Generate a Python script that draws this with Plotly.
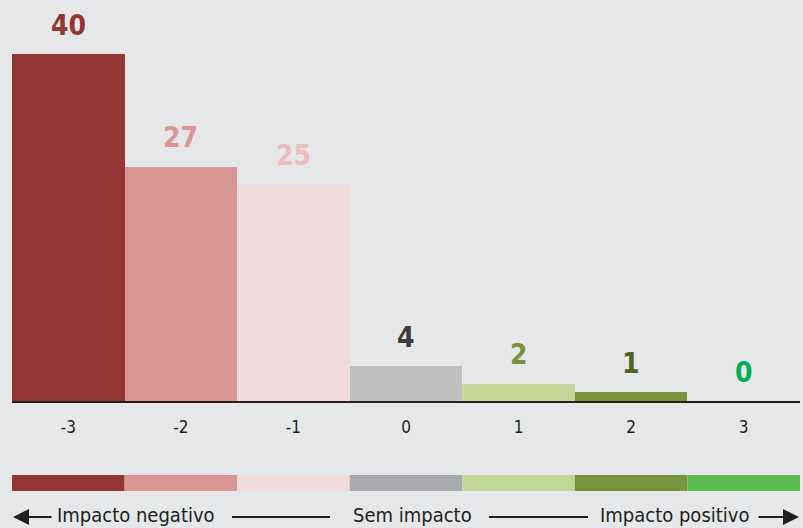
import plotly.graph_objects as go

categories = ["-3", "-2", "-1", "0", "1", "2", "3"]
values = [40, 27, 25, 4, 2, 1, 0]
bar_colors = ["#933634", "#DA9694", "#F2DCDB", "#BFBFBF", "#C4D79B", "#77933C", "#00B050"]
label_colors = ["#933634", "#DA9694", "#EDBDBB", "#3C3C3C", "#76933C", "#4F6228", "#00B050"]
strip_colors = ["#933634", "#DA9694", "#F2DCDB", "#A9AAAD", "#C4D79B", "#77933C", "#5CBB50"]
legend_texts = ["Impacto negativo", "Sem impacto", "Impacto positivo"]

FONT = "DejaVu Sans Condensed, Roboto Condensed, Liberation Sans Narrow, Roboto, sans-serif"
BG = "#E6E7E9"

fig = go.Figure()
fig.add_trace(go.Bar(
    x=categories, y=values,
    marker=dict(color=bar_colors, line=dict(width=0)),
    width=1.0, hoverinfo="skip",
))

W, H = 803, 528
ml, mr, mt, mb = 12, 3, 20, 127
pw = W - ml - mr
ph = H - mt - mb
base_px = H - mb

def py(px_y):
    return (base_px - px_y) / ph

def px(px_x):
    return (px_x - ml) / pw

annotations = []
for i, (v, col) in enumerate(zip(values, label_colors)):
    annotations.append(dict(
        x=i, y=v, xref="x", yref="y", text=f"<b>{v}</b>", showarrow=False,
        yshift=29, font=dict(family=FONT, size=28, color=col),
    ))

shapes = []
for i, col in enumerate(strip_colors):
    shapes.append(dict(
        type="rect", xref="x", yref="paper",
        x0=i - 0.5, x1=i + 0.5, y0=py(491), y1=py(475),
        fillcolor=col, line=dict(width=0), layer="above",
    ))

yl = py(517)
yt = py(515)
text_font = dict(family=FONT, size=20, color="#231F20")
annotations.append(dict(x=px(55), y=yt, xref="paper", yref="paper", text=legend_texts[0],
                        showarrow=False, xanchor="left", yanchor="middle", font=text_font))
annotations.append(dict(x=px(412), y=yt, xref="paper", yref="paper", text=legend_texts[1],
                        showarrow=False, xanchor="center", yanchor="middle", font=text_font))
annotations.append(dict(x=px(751), y=yt, xref="paper", yref="paper", text=legend_texts[2],
                        showarrow=False, xanchor="right", yanchor="middle", font=text_font))
# arrows
annotations.append(dict(x=px(13), y=yl, xref="paper", yref="paper", ax=40, ay=0,
                        axref="pixel", ayref="pixel", text="", showarrow=True,
                        arrowhead=2, arrowsize=1.6, arrowwidth=2, arrowcolor="#231F20"))
annotations.append(dict(x=px(799), y=yl, xref="paper", yref="paper", ax=-42, ay=0,
                        axref="pixel", ayref="pixel", text="", showarrow=True,
                        arrowhead=2, arrowsize=1.6, arrowwidth=2, arrowcolor="#231F20"))
for x0, x1 in [(232, 330), (489, 588)]:
    shapes.append(dict(type="line", xref="paper", yref="paper", x0=px(x0), x1=px(x1),
                       y0=yl, y1=yl, line=dict(color="#231F20", width=2)))

fig.update_layout(
    width=W, height=H,
    margin=dict(l=ml, r=mr, t=mt, b=mb, pad=0),
    paper_bgcolor=BG, plot_bgcolor=BG,
    showlegend=False, bargap=0,
    annotations=annotations, shapes=shapes,
    xaxis=dict(
        type="category", showgrid=False, zeroline=False,
        showline=True, linecolor="#231F20", linewidth=1.5,
        ticks="outside", ticklen=10, tickcolor=BG,
        tickfont=dict(family=FONT, size=17, color="#231F20"),
        range=[-0.5, 6.5],
    ),
    yaxis=dict(visible=False, range=[0, ph / 8.675], fixedrange=True),
)

fig.write_html("out.html", config={"displayModeBar": False},
               post_script="document.body.style.margin='0';document.body.style.background='%s';" % BG)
○ ○ ○ ○ ○ ○ ○
Without the pictures, output the full listing exactly as it stands.

Generate a Python script that draws this with Plotly.
import plotly.graph_objects as go

categories = ["-3", "-2", "-1", "0", "1", "2", "3"]
values = [40, 27, 25, 4, 2, 1, 0]
bar_colors = ["#933634", "#DA9694", "#F2DCDB", "#BFBFBF", "#C4D79B", "#77933C", "#00B050"]
label_colors = ["#933634", "#DA9694", "#EDBDBB", "#3C3C3C", "#76933C", "#4F6228", "#00B050"]
strip_colors = ["#933634", "#DA9694", "#F2DCDB", "#A9AAAD", "#C4D79B", "#77933C", "#5CBB50"]
legend_texts = ["Impacto negativo", "Sem impacto", "Impacto positivo"]

FONT = "DejaVu Sans Condensed, Roboto Condensed, Liberation Sans Narrow, Roboto, sans-serif"
BG = "#E6E7E9"

fig = go.Figure()
fig.add_trace(go.Bar(
    x=categories, y=values,
    marker=dict(color=bar_colors, line=dict(width=0)),
    width=1.0, hoverinfo="skip",
))

W, H = 803, 528
ml, mr, mt, mb = 12, 3, 20, 127
pw = W - ml - mr
ph = H - mt - mb
base_px = H - mb

def py(px_y):
    return (base_px - px_y) / ph

def px(px_x):
    return (px_x - ml) / pw

annotations = []
for i, (v, col) in enumerate(zip(values, label_colors)):
    annotations.append(dict(
        x=i, y=v, xref="x", yref="y", text=f"<b>{v}</b>", showarrow=False,
        yshift=29, font=dict(family=FONT, size=28, color=col),
    ))

shapes = []
for i, col in enumerate(strip_colors):
    shapes.append(dict(
        type="rect", xref="x", yref="paper",
        x0=i - 0.5, x1=i + 0.5, y0=py(491), y1=py(475),
        fillcolor=col, line=dict(width=0), layer="above",
    ))

yl = py(517)
yt = py(515)
text_font = dict(family=FONT, size=20, color="#231F20")
annotations.append(dict(x=px(55), y=yt, xref="paper", yref="paper", text=legend_texts[0],
                        showarrow=False, xanchor="left", yanchor="middle", font=text_font))
annotations.append(dict(x=px(412), y=yt, xref="paper", yref="paper", text=legend_texts[1],
                        showarrow=False, xanchor="center", yanchor="middle", font=text_font))
annotations.append(dict(x=px(751), y=yt, xref="paper", yref="paper", text=legend_texts[2],
                        showarrow=False, xanchor="right", yanchor="middle", font=text_font))
# arrows
annotations.append(dict(x=px(13), y=yl, xref="paper", yref="paper", ax=40, ay=0,
                        axref="pixel", ayref="pixel", text="", showarrow=True,
                        arrowhead=2, arrowsize=1.6, arrowwidth=2, arrowcolor="#231F20"))
annotations.append(dict(x=px(799), y=yl, xref="paper", yref="paper", ax=-42, ay=0,
                        axref="pixel", ayref="pixel", text="", showarrow=True,
                        arrowhead=2, arrowsize=1.6, arrowwidth=2, arrowcolor="#231F20"))
for x0, x1 in [(232, 330), (489, 588)]:
    shapes.append(dict(type="line", xref="paper", yref="paper", x0=px(x0), x1=px(x1),
                       y0=yl, y1=yl, line=dict(color="#231F20", width=2)))

fig.update_layout(
    width=W, height=H,
    margin=dict(l=ml, r=mr, t=mt, b=mb, pad=0),
    paper_bgcolor=BG, plot_bgcolor=BG,
    showlegend=False, bargap=0,
    annotations=annotations, shapes=shapes,
    xaxis=dict(
        type="category", showgrid=False, zeroline=False,
        showline=True, linecolor="#231F20", linewidth=1.5,
        ticks="outside", ticklen=10, tickcolor=BG,
        tickfont=dict(family=FONT, size=17, color="#231F20"),
        range=[-0.5, 6.5],
    ),
    yaxis=dict(visible=False, range=[0, ph / 8.675], fixedrange=True),
)

fig.write_html("out.html", config={"displayModeBar": False},
               post_script="document.body.style.margin='0';document.body.style.background='%s';" % BG)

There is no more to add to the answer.